_Exercise task_
Quote each line of the material verbatim, without the pictures.
-- Start Source data --
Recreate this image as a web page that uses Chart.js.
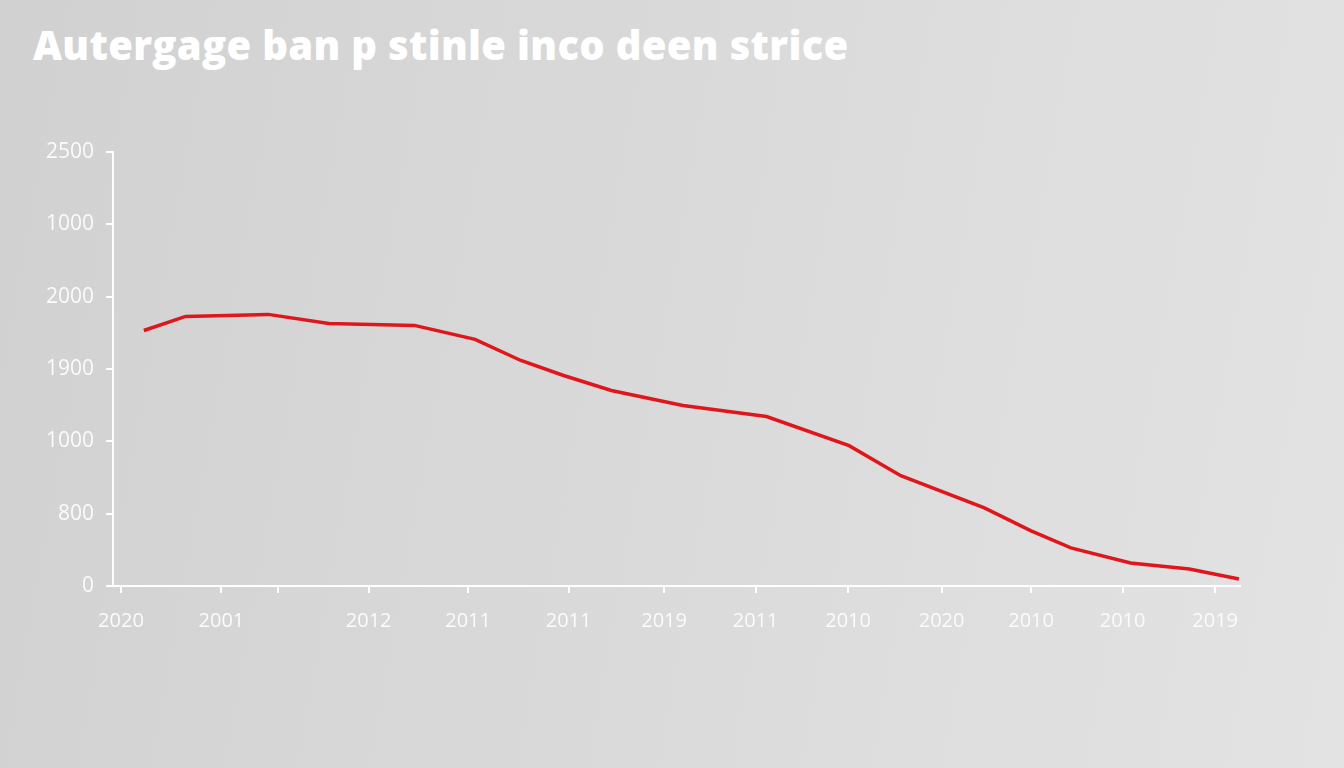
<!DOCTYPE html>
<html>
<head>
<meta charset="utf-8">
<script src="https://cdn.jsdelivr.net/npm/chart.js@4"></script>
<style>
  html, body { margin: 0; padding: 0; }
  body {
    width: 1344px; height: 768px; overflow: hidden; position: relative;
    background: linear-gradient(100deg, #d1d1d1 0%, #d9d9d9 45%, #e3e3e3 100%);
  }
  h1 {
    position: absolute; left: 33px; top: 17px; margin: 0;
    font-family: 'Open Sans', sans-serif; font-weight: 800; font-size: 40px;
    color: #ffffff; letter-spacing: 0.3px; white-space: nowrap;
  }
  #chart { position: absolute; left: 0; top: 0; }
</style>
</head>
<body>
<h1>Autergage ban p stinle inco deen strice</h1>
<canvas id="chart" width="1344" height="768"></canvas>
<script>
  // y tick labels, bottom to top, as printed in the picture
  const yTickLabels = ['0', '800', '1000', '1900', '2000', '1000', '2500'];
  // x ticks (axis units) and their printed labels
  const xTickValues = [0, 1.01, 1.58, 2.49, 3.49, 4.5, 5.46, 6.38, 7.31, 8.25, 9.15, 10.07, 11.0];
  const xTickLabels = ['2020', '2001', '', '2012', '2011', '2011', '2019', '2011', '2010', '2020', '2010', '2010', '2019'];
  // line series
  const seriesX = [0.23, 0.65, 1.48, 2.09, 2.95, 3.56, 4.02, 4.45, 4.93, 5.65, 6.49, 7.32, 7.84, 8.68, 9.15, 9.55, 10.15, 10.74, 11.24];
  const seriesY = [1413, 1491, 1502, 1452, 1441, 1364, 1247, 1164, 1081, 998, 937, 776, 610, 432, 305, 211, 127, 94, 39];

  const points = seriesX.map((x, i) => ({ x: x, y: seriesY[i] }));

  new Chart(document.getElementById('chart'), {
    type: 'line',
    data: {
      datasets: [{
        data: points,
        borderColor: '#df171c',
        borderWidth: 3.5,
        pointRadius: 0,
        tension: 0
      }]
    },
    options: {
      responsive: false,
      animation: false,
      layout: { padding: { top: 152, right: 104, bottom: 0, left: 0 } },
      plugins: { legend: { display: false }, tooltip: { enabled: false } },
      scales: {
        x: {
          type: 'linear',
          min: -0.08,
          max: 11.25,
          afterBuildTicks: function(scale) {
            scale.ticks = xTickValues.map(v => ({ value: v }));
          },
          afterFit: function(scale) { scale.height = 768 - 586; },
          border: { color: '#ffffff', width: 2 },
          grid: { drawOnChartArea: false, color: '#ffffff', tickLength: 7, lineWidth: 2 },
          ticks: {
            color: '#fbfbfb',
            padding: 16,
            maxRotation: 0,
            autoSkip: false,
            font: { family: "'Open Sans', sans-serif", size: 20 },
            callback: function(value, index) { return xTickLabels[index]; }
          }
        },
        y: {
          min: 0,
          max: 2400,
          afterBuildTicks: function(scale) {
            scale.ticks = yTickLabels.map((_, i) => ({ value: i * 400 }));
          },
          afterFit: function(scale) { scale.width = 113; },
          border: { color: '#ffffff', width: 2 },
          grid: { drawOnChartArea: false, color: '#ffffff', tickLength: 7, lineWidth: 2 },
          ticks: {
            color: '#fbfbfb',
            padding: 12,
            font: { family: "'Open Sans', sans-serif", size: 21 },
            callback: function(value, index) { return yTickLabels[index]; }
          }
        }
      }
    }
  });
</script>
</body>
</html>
-- End Source data --
_Correct result_
Recreate this image as a web page that uses Chart.js.
<!DOCTYPE html>
<html>
<head>
<meta charset="utf-8">
<script src="https://cdn.jsdelivr.net/npm/chart.js@4"></script>
<style>
  html, body { margin: 0; padding: 0; }
  body {
    width: 1344px; height: 768px; overflow: hidden; position: relative;
    background: linear-gradient(100deg, #d1d1d1 0%, #d9d9d9 45%, #e3e3e3 100%);
  }
  h1 {
    position: absolute; left: 33px; top: 17px; margin: 0;
    font-family: 'Open Sans', sans-serif; font-weight: 800; font-size: 40px;
    color: #ffffff; letter-spacing: 0.3px; white-space: nowrap;
  }
  #chart { position: absolute; left: 0; top: 0; }
</style>
</head>
<body>
<h1>Autergage ban p stinle inco deen strice</h1>
<canvas id="chart" width="1344" height="768"></canvas>
<script>
  // y tick labels, bottom to top, as printed in the picture
  const yTickLabels = ['0', '800', '1000', '1900', '2000', '1000', '2500'];
  // x ticks (axis units) and their printed labels
  const xTickValues = [0, 1.01, 1.58, 2.49, 3.49, 4.5, 5.46, 6.38, 7.31, 8.25, 9.15, 10.07, 11.0];
  const xTickLabels = ['2020', '2001', '', '2012', '2011', '2011', '2019', '2011', '2010', '2020', '2010', '2010', '2019'];
  // line series
  const seriesX = [0.23, 0.65, 1.48, 2.09, 2.95, 3.56, 4.02, 4.45, 4.93, 5.65, 6.49, 7.32, 7.84, 8.68, 9.15, 9.55, 10.15, 10.74, 11.24];
  const seriesY = [1413, 1491, 1502, 1452, 1441, 1364, 1247, 1164, 1081, 998, 937, 776, 610, 432, 305, 211, 127, 94, 39];

  const points = seriesX.map((x, i) => ({ x: x, y: seriesY[i] }));

  new Chart(document.getElementById('chart'), {
    type: 'line',
    data: {
      datasets: [{
        data: points,
        borderColor: '#df171c',
        borderWidth: 3.5,
        pointRadius: 0,
        tension: 0
      }]
    },
    options: {
      responsive: false,
      animation: false,
      layout: { padding: { top: 152, right: 104, bottom: 0, left: 0 } },
      plugins: { legend: { display: false }, tooltip: { enabled: false } },
      scales: {
        x: {
          type: 'linear',
          min: -0.08,
          max: 11.25,
          afterBuildTicks: function(scale) {
            scale.ticks = xTickValues.map(v => ({ value: v }));
          },
          afterFit: function(scale) { scale.height = 768 - 586; },
          border: { color: '#ffffff', width: 2 },
          grid: { drawOnChartArea: false, color: '#ffffff', tickLength: 7, lineWidth: 2 },
          ticks: {
            color: '#fbfbfb',
            padding: 16,
            maxRotation: 0,
            autoSkip: false,
            font: { family: "'Open Sans', sans-serif", size: 20 },
            callback: function(value, index) { return xTickLabels[index]; }
          }
        },
        y: {
          min: 0,
          max: 2400,
          afterBuildTicks: function(scale) {
            scale.ticks = yTickLabels.map((_, i) => ({ value: i * 400 }));
          },
          afterFit: function(scale) { scale.width = 113; },
          border: { color: '#ffffff', width: 2 },
          grid: { drawOnChartArea: false, color: '#ffffff', tickLength: 7, lineWidth: 2 },
          ticks: {
            color: '#fbfbfb',
            padding: 12,
            font: { family: "'Open Sans', sans-serif", size: 21 },
            callback: function(value, index) { return yTickLabels[index]; }
          }
        }
      }
    }
  });
</script>
</body>
</html>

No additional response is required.